Over most of Angola the weather and climate are typical of a tropical plateau, with a single wet season at the time of high sun between October and March and a long dry season. The table for Huambo shows this very clearly. Here both daytime and, particularly, night-time temperatures are reduced by altitude to produce a pleasant variety of tropical climate.

Above 1,500 m/5,000 ft temperatures around the year are temperate rather than tropical and frost is not unknown. The dry season shortens by a month or two in the north of the country, as compared with Huambo, which has five virtually rainless months. Over most of the interior the mean annual rainfall is between 1,000 mm/40 in and 1,500 mm/60 in, being greater at higher levels.
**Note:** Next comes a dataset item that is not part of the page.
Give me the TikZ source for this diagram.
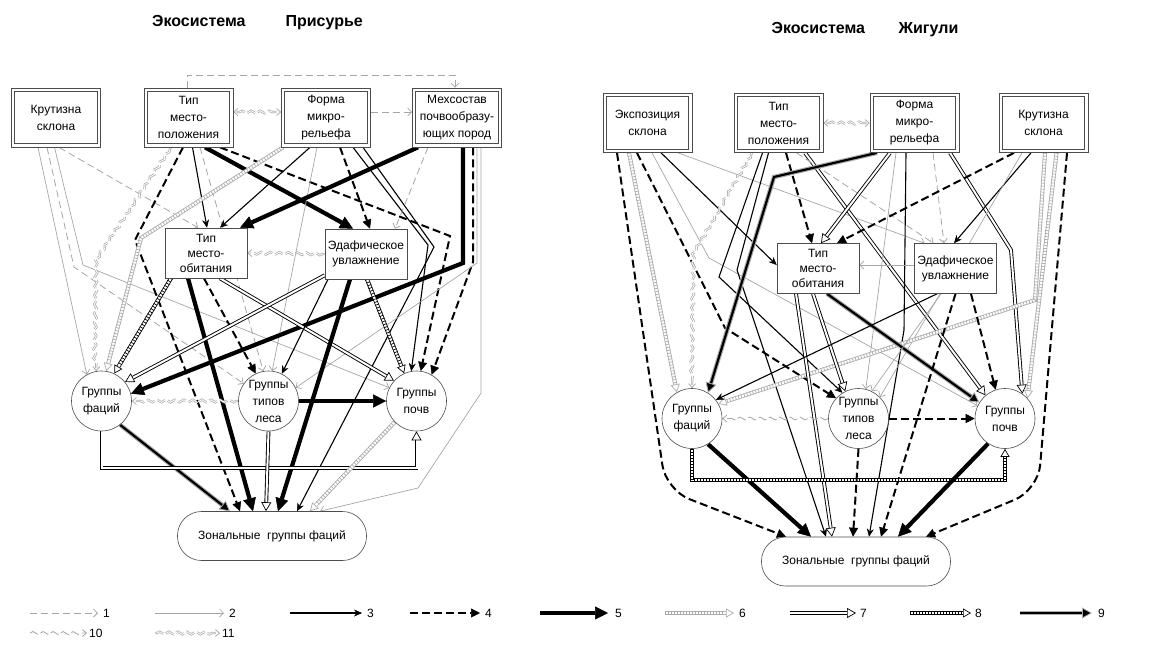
\documentclass[tikz,border=0pt]{standalone}
\usepackage{fontspec}
\setmainfont{Liberation Sans}
\usetikzlibrary{arrows.meta,decorations.pathmorphing,calc}
\pgfdeclarelayer{edges}
\pgfsetlayers{edges,main}
\newcommand{\myNodeFont}{\fontsize{12}{17}\selectfont}
\newcommand{\myMidFont}{\fontsize{12}{15}\selectfont}
\tikzset{
  topbox/.style={draw=gray!60!black, line width=0.7pt, fill=white,
     minimum width=89pt, minimum height=59pt, inner sep=1pt, align=center, font=\myNodeFont,
     path picture={\draw[gray!60!black, line width=0.7pt]
        ([shift={(3.3pt,3.3pt)}]path picture bounding box.south west) rectangle
        ([shift={(-3.3pt,-3.3pt)}]path picture bounding box.north east);}},
  midbox/.style={draw=gray!60!black, line width=0.6pt, fill=white, minimum width=82pt, minimum height=50pt,
     inner sep=1pt, align=center, font=\myMidFont},
  grp/.style={circle, draw=gray!60!black, line width=0.6pt, fill=white, minimum size=60pt, inner sep=0pt,
     align=center, font=\myNodeFont},
  zon/.style={rectangle, rounded corners=24pt, draw=gray!60!black, line width=0.6pt, fill=white,
     minimum width=189pt, minimum height=49pt, font=\myNodeFont},
  ttl/.style={font=\bfseries\fontsize{16}{18}\selectfont},
  lab/.style={anchor=west, inner sep=1pt, font=\fontsize{12}{14}\selectfont},
  a1/.style={draw=gray!70, line width=0.8pt, dash pattern=on 7pt off 4pt,
     -{Straight Barb[length=4pt,width=8pt,line width=0.8pt]}},
  a2/.style={draw=gray!70, line width=0.7pt, -{Straight Barb[length=4pt,width=8pt,line width=0.7pt]}},
  a3/.style={draw=black, line width=1.1pt, -{Stealth[length=8pt,width=7pt,line width=0.5pt]}},
  a4/.style={draw=black, line width=2pt, dash pattern=on 8pt off 4pt,
     -{Triangle[length=9pt,width=9pt,line width=0.5pt]}},
  a5/.style={draw=black, line width=4.2pt, -{Triangle[length=13pt,width=13pt,line width=0.5pt]}},
  a6/.style={preaction={draw=gray!65, solid, line width=4pt, shorten >=8pt, -},
     postaction={draw=gray!65, line width=4pt, dash pattern=on 0.7pt off 2.3pt, shorten >=9pt, -},
     draw=white, line width=2.4pt,
     -{Triangle[length=8pt,width=9pt,color=gray!65,fill=white,line width=0.7pt]}},
  a7/.style={preaction={draw=black, solid, line width=3.8pt, shorten >=9pt, -},
     draw=white, line width=2pt,
     -{Triangle[length=9pt,width=10pt,color=black,fill=white,line width=0.7pt]}},
  a8/.style={preaction={draw=black, solid, line width=4pt, shorten >=8pt, -},
     postaction={draw=black, line width=4pt, dash pattern=on 0.7pt off 2.3pt, shorten >=9pt, -},
     draw=white, line width=2.4pt,
     -{Triangle[length=8pt,width=9pt,color=black,fill=white,line width=0.7pt]}},
  a9/.style={preaction={draw=gray!65, solid, line width=4.4pt, shorten >=9pt, -},
     draw=black, line width=2.2pt,
     -{Triangle[length=10pt,width=11pt,color=gray!65,fill=black,line width=0.8pt]}},
  a10/.style={draw=gray!70, line width=0.8pt, decorate,
     decoration={snake, amplitude=1.5pt, segment length=10pt, post length=5pt},
     dash pattern=on 9pt off 3pt, -{Straight Barb[length=4pt,width=7pt,line width=0.8pt]}},
  a11/.style={
     postaction={draw=gray!65, line width=2.3pt, dash pattern=on 9pt off 3pt, decorate,
        decoration={snake, amplitude=1.3pt, segment length=9pt, pre length=2pt, post length=6pt}, shorten >=3pt},
     postaction={draw=white, line width=0.8pt, decorate,
        decoration={snake, amplitude=1.3pt, segment length=9pt, pre length=2pt, post length=6pt},
        -{Straight Barb[length=4pt,width=7pt,color=gray!65,line width=0.8pt]}}},
  a11both/.style={
     postaction={draw=gray!65, line width=2.3pt, dash pattern=on 9pt off 3pt, decorate,
        decoration={snake, amplitude=1.3pt, segment length=9pt, pre length=6pt, post length=6pt},
        shorten >=3pt, shorten <=3pt},
     postaction={draw=white, line width=0.8pt, decorate,
        decoration={snake, amplitude=1.3pt, segment length=9pt, pre length=6pt, post length=6pt},
        {Straight Barb[length=4pt,width=7pt,color=gray!65,line width=0.8pt]}-{Straight Barb[length=4pt,width=7pt,color=gray!65,line width=0.8pt]}}},
}
\begin{document}
\begin{tikzpicture}[x=1pt,y=-1pt]
\useasboundingbox (0,0) rectangle (1150,646);
% titles
\node[ttl] (t1) at (257.5,23) {Экосистема\hspace{2.5em}Присурье};
\node[ttl] (t2) at (865,30) {Экосистема\hspace{2.1em}Жигули};
% ---------------- left nodes
\node[topbox] (LKS) at (56,117.5) {Крутизна\\склона};
\node[topbox] (LTP) at (188.5,117.5) {Тип\\место-\\положения};
\node[topbox] (LFM) at (326,117.5) {Форма\\микро-\\рельефа};
\node[topbox] (LMS) at (457,117.5) {Мехсостав\\почвообразу-\\ющих пород};
\node[midbox] (LTO) at (206,253) {Тип\\место-\\обитания};
\node[midbox] (LEU) at (366,254) {Эдафическое\\увлажнение};
\node[grp] (LGF) at (101.5,401) {Группы\\фаций};
\node[grp] (LGL) at (268.5,401) {Группы\\типов\\леса};
\node[grp] (LGP) at (416.5,401) {Группы\\почв};
\node[zon] (LZG) at (272,536) {Зональные\ \ группы фаций};
% ---------------- right nodes
\node[topbox] (RKE) at (647.5,123) {Экспозиция\\склона};
\node[topbox] (RTP) at (778.5,123) {Тип\\место-\\положения};
\node[topbox] (RFM) at (914.5,123) {Форма\\микро-\\рельефа};
\node[topbox] (RKS) at (1043.5,123) {Крутизна\\склона};
\node[midbox] (RTO) at (818,268.5) {Тип\\место-\\обитания};
\node[midbox] (REU) at (955.5,268.5) {Эдафическое\\увлажнение};
\node[grp] (RGF) at (692,418.5) {Группы\\фаций};
\node[grp] (RGL) at (858.5,418.5) {Группы\\типов\\леса};
\node[grp] (RGP) at (1005,418.5) {Группы\\почв};
\node[zon] (RZG) at (856,561.5) {Зональные\ \ группы фаций};
% ---------------- legend
\coordinate (g1a) at (30,613);  \coordinate (g1b) at (98,613);
\coordinate (g2a) at (155,613); \coordinate (g2b) at (224,613);
\coordinate (g3a) at (290,613); \coordinate (g3b) at (362,613);
\coordinate (g4a) at (410,613); \coordinate (g4b) at (480,613);
\coordinate (g5a) at (540,613); \coordinate (g5b) at (608,613);
\coordinate (g6a) at (665,613); \coordinate (g6b) at (734,613);
\coordinate (g7a) at (790,613); \coordinate (g7b) at (856,613);
\coordinate (g8a) at (910,613); \coordinate (g8b) at (971,613);
\coordinate (g9a) at (1020,613); \coordinate (g9b) at (1092,613);
\coordinate (g10a) at (30,633); \coordinate (g10b) at (87,633);
\coordinate (g11a) at (155,633); \coordinate (g11b) at (220,633);
\node[lab] (n1) at (102,613) {1};
\node[lab] (n2) at (228,613) {2};
\node[lab] (n3) at (366,613) {3};
\node[lab] (n4) at (484,613) {4};
\node[lab] (n5) at (614,613) {5};
\node[lab] (n6) at (738,613) {6};
\node[lab] (n7) at (859,613) {7};
\node[lab] (n8) at (974,613) {8};
\node[lab] (n9) at (1097,613) {9};
\node[lab] (n10) at (88,633) {10};
\node[lab] (n11) at (221,633) {11};
\draw[a1] (g1a) -- (g1b);
\draw[a2] (g2a) -- (g2b);
\draw[a3] (g3a) -- (g3b);
\draw[a4] (g4a) -- (g4b);
\draw[a5] (g5a) -- (g5b);
\draw[a6] (g6a) -- (g6b);
\draw[a7] (g7a) -- (g7b);
\draw[a8] (g8a) -- (g8b);
\draw[a9] (g9a) -- (g9b);
\draw[a10] (g10a) -- (g10b);
\path[a11] (g11a) -- (g11b);
\begin{pgfonlayer}{edges}
% ---------------- left edges
\draw[a1] ([xshift=-1.5pt]LTP.north) -- (187,75) -- (455,75) -- ([xshift=-2pt]LMS.north);
\path[a11both] ([yshift=5.5pt]LTP.east) -- ([yshift=5.5pt]LFM.west);
\draw[a1] ([yshift=5.5pt]LFM.east) -- ([yshift=5.5pt]LMS.west);
\path[a11] (LEU.west) -- (LTO.east);
\draw[a2] ([xshift=-18pt]LKS.south) -- (LGF.119);
\draw[a1] ([xshift=-9pt]LKS.south) -- (74,267) -- (LGL.145);
\draw[a2] ([xshift=-1.5pt]LKS.south) -- (83,265) -- (LGP.154);
\draw[a1] ([xshift=3pt]LKS.south) -- ([xshift=-8pt]LTO.north);
\path[a11] ([xshift=-17.5pt]LTP.south) -- (98,257) -- (LGF.100);
\draw[a4] ([xshift=-5.5pt]LTP.south) -- (135,240) -- ([xshift=-32pt]LZG.north);
\draw[a3] ([xshift=4pt]LTP.south) -- ([xshift=1pt]LTO.north);
\draw[a1] ([xshift=11.5pt]LTP.south) -- (LGL.100);
\draw[a5] ([xshift=16.5pt]LTP.south) -- ([xshift=-13pt]LEU.north);
\draw[a4] ([xshift=31.5pt]LTP.south) -- (450,236) -- (LGP.82);
\draw[a3] ([xshift=-16pt]LFM.south) -- ([xshift=14pt]LTO.north);
\draw[a6] ([xshift=-43pt]LFM.south) -- (141,238) -- (LGF.81);
\draw[a2] ([xshift=-9pt]LFM.south) -- (LGL.83);
\draw[a4] ([xshift=14pt]LFM.south) -- ([xshift=4pt]LEU.north);
\draw[a3] ([xshift=27pt]LFM.south) -- (428,245) -- (LGP.100);
\draw[a3] ([xshift=37pt]LFM.south) -- (434,247) -- ([xshift=25pt]LZG.north);
\draw[a1] ([xshift=-29pt]LMS.south) -- ([xshift=29pt]LEU.north);
\draw[a5] ([xshift=-39pt]LMS.south) -- ([xshift=34pt]LTO.north);
\draw[a5] ([xshift=6pt]LMS.south) -- (463,263) -- (LGF.14);
\draw[a4] ([xshift=16pt]LMS.south) -- (473,262) -- (LGP.60);
\draw[a2] ([xshift=24pt]LMS.south) -- (481,393) -- (418,488) -- ([xshift=48pt]LZG.north);
\draw[a2] ([xshift=20pt]LMS.south) -- (477,263) -- (LGL.26);
\draw[a8] ([xshift=-35pt]LTO.south) -- (LGF.65);
\draw[a5] ([xshift=-18pt]LTO.south) -- ([xshift=-19pt]LZG.north);
\draw[a4] ([xshift=-2pt]LTO.south) -- (LGL.115);
\draw[a7] ([xshift=14pt]LTO.south) -- (LGP.138);
\draw[a7] ([yshift=4pt]LEU.south west) -- (LGF.39);
\draw[a8] ([xshift=1pt]LEU.south) -- (LGP.114);
\draw[a3] ([xshift=-38pt]LEU.south) -- (LGL.64);
\draw[a5] ([xshift=-16pt]LEU.south) -- ([xshift=6pt]LZG.north);
\draw[a9] (LGF.-52) -- ([xshift=-42pt]LZG.north);
\draw[a7] (LGF.south) -- (101.5,468) -- (416.5,468) -- (LGP.south);
\path[a11] (LGL.west) -- (LGF.east);
\draw[a5] (LGL.east) -- (LGP.west);
\draw[a7] (LGL.south) -- ([xshift=-6pt]LZG.north);
\draw[a6] (LGP.-136) -- ([xshift=38pt]LZG.north);
% ---------------- right edges
\draw[a4, rounded corners=25pt] ([xshift=-30.5pt]RKE.south) -- (666,490) -- ([xshift=-70pt]RZG.north);
\draw[a6] ([xshift=-18.5pt]RKE.south) -- (RGF.120);
\draw[a4] ([xshift=-10.5pt]RKE.south) -- (725,328) -- (RGL.138);
\draw[a2] ([xshift=4.5pt]RKE.south) -- (709,258) -- (RGP.155);
\draw[a3] ([xshift=13.5pt]RKE.south) -- ([yshift=3.5pt]RTO.west);
\draw[a2] ([xshift=30.5pt]RKE.south) -- ([xshift=-31pt]REU.north);
\path[a11both] (RTP.east) -- (RFM.west);
\path[a11] ([xshift=-26.5pt]RTP.south) -- (694,253) -- (RGF.90);
\draw[a3] ([xshift=-16pt]RTP.south) -- (719,277) -- (RGL.122);
\draw[a3] ([xshift=-10pt]RTP.south) -- (737,270) -- ([xshift=-30pt]RZG.north);
\draw[a4] ([xshift=7.5pt]RTP.south) -- ([xshift=-6pt]RTO.north);
\draw[a7] ([xshift=26.5pt]RTP.south) -- (RGP.130);
\draw[a1] ([xshift=18pt]RTP.south) -- ([xshift=-22pt]REU.north);
\draw[a9] ([xshift=-37.5pt]RFM.south) -- (774,177) -- (RGF.58);
\draw[a7] ([xshift=-24.5pt]RFM.south) -- ([xshift=3pt]RTO.north);
\draw[a3] ([xshift=-8.5pt]RFM.south) -- (904,330) -- ([xshift=13pt]RZG.north);
\draw[a2] ([xshift=-18.5pt]RFM.south) -- (RGL.76);
\draw[a1] ([xshift=18.5pt]RFM.south) -- ([xshift=-11.5pt]REU.north);
\draw[a7] ([xshift=35.5pt]RFM.south) -- (1011,250) -- (RGP.55);
\draw[a4] ([xshift=-29.5pt]RKS.south) -- ([xshift=19pt]RTO.north);
\draw[a3] ([xshift=-12.5pt]RKS.south) -- ([xshift=-1.5pt]REU.north);
\draw[a2] ([xshift=-21.5pt]RKS.south) -- (RGL.45);
\draw[a6] ([xshift=1.5pt]RKS.south) -- (1035,300) -- (RGF.29);
\draw[a6] ([xshift=13pt]RKS.south) -- (RGP.42);
\draw[a4, rounded corners=25pt] ([xshift=23.5pt]RKS.south) -- (1038,490) -- ([xshift=70pt]RZG.north);
\draw[a7] ([xshift=-22pt]RTO.south) -- ([xshift=-24pt]RZG.north);
\draw[a7] ([xshift=-5pt]RTO.south) -- (RGL.116);
\draw[a9] ([xshift=9pt]RTO.south) -- (RGP.148);
\draw[a2] ([yshift=3.5pt]REU.west) -- ([yshift=3.5pt]RTO.east);
\draw[a3] ([xshift=-18.5pt]REU.south) -- (RGF.38);
\draw[a4] ([xshift=15.5pt]REU.south) -- (RGP.108);
\draw[a4] (REU.south) -- ([xshift=25pt]RZG.north);
\draw[a2] ([xshift=-14.5pt]REU.south) -- (RGL.64);
\draw[a5] (RGF.-58) -- ([xshift=-45pt]RZG.north);
\draw[a8] (RGF.south) -- (692,480) -- (1005,480) -- (RGP.south);
\draw[a10] (RGL.west) -- (RGF.east);
\draw[a4] (RGL.east) -- (RGP.west);
\draw[a4] (RGL.south) -- ([xshift=-3pt]RZG.north);
\draw[a5] (RGP.-124) -- ([xshift=42pt]RZG.north);
\end{pgfonlayer}
\end{tikzpicture}
\end{document}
The coastal region of Angola has a most unusual climate for the latitude. Temperature and rainfall are much reduced in a strip about fifty miles wide, as a direct consequence of the cold Benguela current, which flows from south to north along the shore. This current is responsible for the almost total absence of rain on the coast of Namibia to the south.

The same extreme dryness prevails in the southern coastal district of Angola as shown by the table for Mossamedes. The coastal region is desert or semi-desert as far north as Luanda but there is a gradual increase of rainfall northwards until, in the far north, it is over 600 mm/24 in per year.


The coast experiences much low cloud and fog as a consequence of warm air moving over the cold ocean surface. Temperatures on the coast only rise to high levels when there is a pronounced offshore wind bringing heated air from the interior. The almost constant daytime sea breezes keep the temperatures on the coast low for a tropical region.

Sunshine amounts are rather low on the coast, averaging from four to six hours per day. They are much higher inland, ranging from four to five hours per day in the wet season to as much as nine to ten hours in the dry season.

Because of the reduced temperatures inland, and the dry cool nature of the coastal weather, Angola has a healthy and pleasant climate for a tropical country.